Son decenas, como podéis imaginar -dada la repercusión mundial que el producto tiene en el mundo entero-, las canciones alusivas al chocolate. He escogido, para complementar esta reseña, un evocador tema cantado por Doris Day, A Chocolate Sundae On A Saturday Night.


Relato de la leyenda tolteca del dios rey Quetzalcóatl y de la edad de oro a la cual se asocia su nombre, según fuera recogido por el misionero franciscano Bernardino de Sahagún (1499-1590), en las páginas de su Historia general de las cosas de la Nueva España. 

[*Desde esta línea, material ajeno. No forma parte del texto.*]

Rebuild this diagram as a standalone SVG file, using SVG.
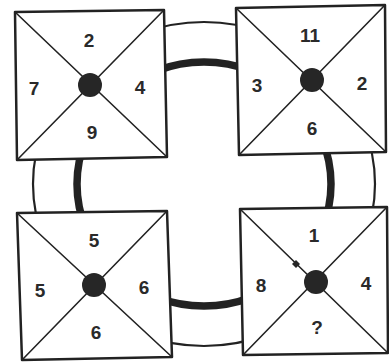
<svg xmlns="http://www.w3.org/2000/svg" width="389" height="362" viewBox="0 0 389 362">
<style>
.box{fill:#fff;stroke:#222;stroke-width:2.5;stroke-linejoin:round}
.diag{stroke:#222;stroke-width:1.6;fill:none}
.dot{fill:#262626}
.lbl{font-family:"Liberation Sans",Arial,sans-serif;font-weight:bold;font-size:19px;fill:#2a2a2a;text-anchor:middle;dominant-baseline:central}
</style>
<rect width="389" height="362" fill="#fff"/>
<g id="connectors">
<ellipse cx="204" cy="184" rx="171" ry="162" fill="none" stroke="#222" stroke-width="2.2"/>
<ellipse cx="204" cy="184" rx="127" ry="122" fill="none" stroke="#222" stroke-width="7.5"/>
</g>
<g id="box-tl">
<polygon class="box" points="15,12 164,10 167,157 17,160"/>
<path class="diag" d="M15,12 L167,157 M164,10 L17,160"/>
<circle class="dot" cx="90" cy="85" r="12"/>
<text class="lbl" x="89" y="40">2</text>
<text class="lbl" x="34" y="88">7</text>
<text class="lbl" x="140" y="87">4</text>
<text class="lbl" x="92" y="132">9</text>
</g>
<g id="box-tr">
<polygon class="box" points="236,8 385,5 386,152 239,155"/>
<path class="diag" d="M236,8 L386,152 M385,5 L239,155"/>
<circle class="dot" cx="312" cy="80" r="12"/>
<text class="lbl" x="310" y="35">11</text>
<text class="lbl" x="257" y="85">3</text>
<text class="lbl" x="362" y="83">2</text>
<text class="lbl" x="312" y="128">6</text>
</g>
<g id="box-bl">
<polygon class="box" points="17,213 167,211 172,357 22,360"/>
<path class="diag" d="M17,213 L172,357 M167,211 L22,360"/>
<circle class="dot" cx="94" cy="285" r="12"/>
<text class="lbl" x="94" y="240">5</text>
<text class="lbl" x="40" y="290">5</text>
<text class="lbl" x="144" y="287">6</text>
<text class="lbl" x="96" y="332">6</text>
</g>
<g id="box-br">
<polygon class="box" points="240,209 387,207 388,353 243,355"/>
<path class="diag" d="M240,209 L388,353 M387,207 L243,355"/>
<circle class="dot" cx="316" cy="282" r="12"/>
<polygon class="dot" points="292,264 296,260 300,264 296,268"/>
<text class="lbl" x="314" y="235">1</text>
<text class="lbl" x="261" y="285">8</text>
<text class="lbl" x="366" y="283">4</text>
<text class="lbl" x="317" y="327">?</text>
</g>
</svg>
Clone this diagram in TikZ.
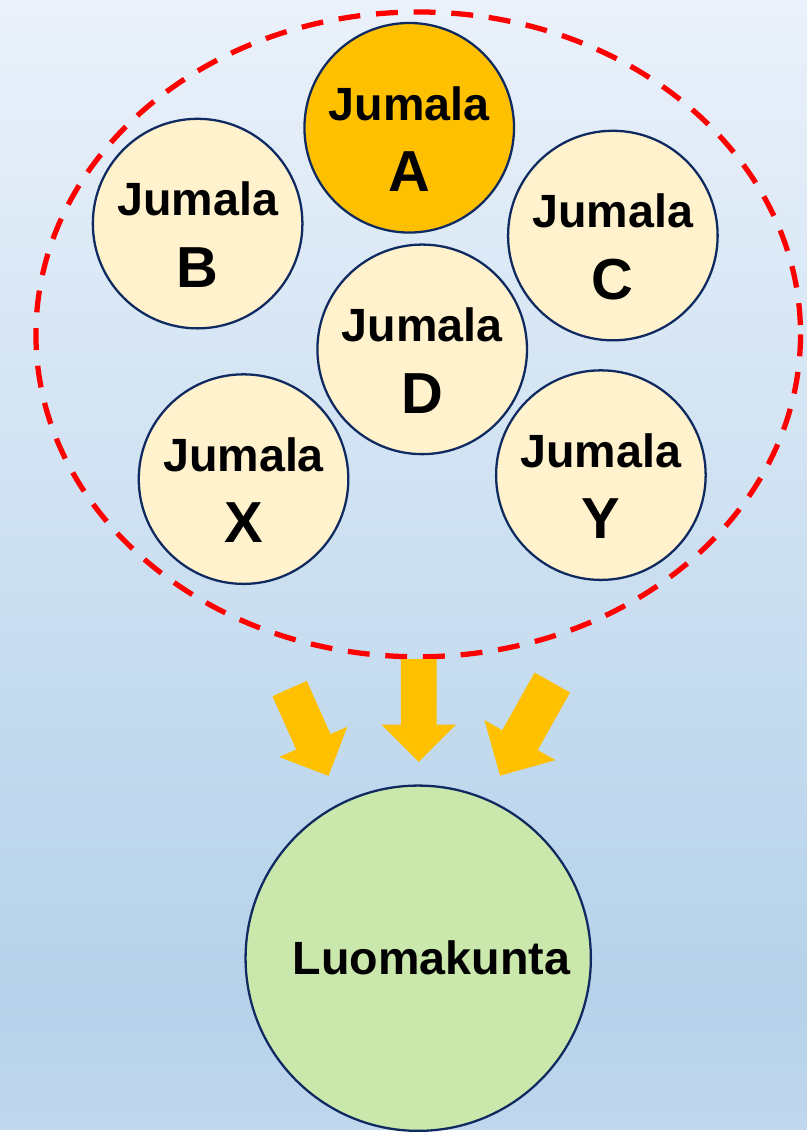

Quetzalcóatl fue estimado y tenido por dios, y lo adoraban de tiempo antiguo en Tulla, y tenía un cu [templo] muy alto con muchas gradas y muy angostas que no cabía un pie. Y estaba siempre echada su estatua y cubierta de mantas, y la cara que tenía era muy fea, y la cabeza larga, y barbudo. Y los vasallos que tenía eran todos oficiales de artes mecánicas y diestros para labrar las piedras verdes que se llamaban chalchihuites, y también para fundir plata y hacer otras cosas. Y estas artes todas hobieron origen del dicho Quetzalcóatl. Y tenía unas casas hechas de piedra verdes preciosas que se llaman chalchihuites, y otras casas hechas de plata, y más otras casas hechas de concha colorada y blanca, y más otras casas todas hechas de tabla, y más otras casas hechas de turquesas, y más otras casas hechas de plumas ricas […] 

Y hay una sierra que se llama Tzatzitépetl, hasta agora así se nombra, en donde pregonaba un pregonero para llamar a los pueblos apartados, los cuales distan más de cient leguas, que se nombra Anáhuac, y desde allá oían y entendían el pregón, y luego con brevedad venían a saber y oír lo que mandaba el dicho Quetzalcóatl. 

Y más dicen, que era muy rico, y que tenía todo cuanto era menester y necesario de comer y beber, y que el maíz era abundantísimo, y las calabazas muy gordas […]. Y más tenía el dicho Quetzalcóatl todas las riquezas del mundo de oro y plata y piedras verdes que se llaman chalchihuites, y otras cosas preciosas, y mucha abundancia de árboles de cacao de diversos colores, que se llaman xochicacáhuatl. Y los dichos vasallos del dicho Quetzalcóatl estaban muy ricos y no les faltaba cosa ninguna, ni había hambre ni faltaba maíz. […] 

Vino el tiempo que ya acabase la fortuna de Quetzalcóatl y de los tultecas. Vinieron contra ellos tres nigrománticos llamados Huitzilopuchtli y Titlacahuan y Tlacahuepan, los cuales hicieron muchos embustes en Tulla. Y el Titlacahuan comenzó primero a hacer un embuste, que se volvió como un viejo muy cano y baxo, el cual fue a casa del dicho Quetzalcóatl diciendo a los pajes del dicho Quetzalcóatl: Quiero ver y hablar al rey Quetzalcóatl. […] Y entrando el dicho viejo, dixo: […] Señor, veis la medicina que os traigo. Es muy buena y saludable, y se emborracha quien la bebe. Si quisiéredes beber, emborracharos ha y sanaros ha y ablandárseos ha el corazón, y acordáseos ha de los trabajos y fatigas y de la muerte, o de vuestra ida […] a Tullan Tlapallan […] en donde […] después de vuestra vuelta estaréis como mancebo. Aun os volveréis otra vez como muchacho. […] Y el dicho Queltzalcóatl, oyendo estas palabras, moviósele el corazón […] Y bebió […] de que se emborrachó y comenzó a llorar tristemente, y se le movió y ablandó el corazón para irse […] 

Y el dicho Quetzalcóatl […] hizo quemar todas las casas que tenía hechas de plata y de conchas, y mandó enterrar otras cosas muy preciosas dentro de las sierras ó barrancos, y convertió los árboles de cacao en otros árboles que se llamaban mízquitl. Y más desto, mandó á todos los géneros de aves de pluma rica [ ], que se fuesen delante, […] y comenzó a tomar el camino y partirse de Tullá, y así se fue. Yéndose de camino, el dicho Quetzalcóatl, más adelante al pasar entre las dos sierras del Vulcán y la Sierra Nevada, todos sus pajes, que eran enanos y corcovados, que le iban acompañando, se le murieron de frío. Y el dicho Quetzalcóatl sintió mucho lo que le había acaecido de la muerte de dichos pajes. […] Y ansí, en llegando á la ribera de la mar, mandó hacer una balsa formada de culebras, que se llama coatlapechtli, y en ella entró y asentóse como en una canoa, y ansí se fue por la mar navegando [hacia el sol naciente], y no se sabe de qué manera llegó a Tlapallan.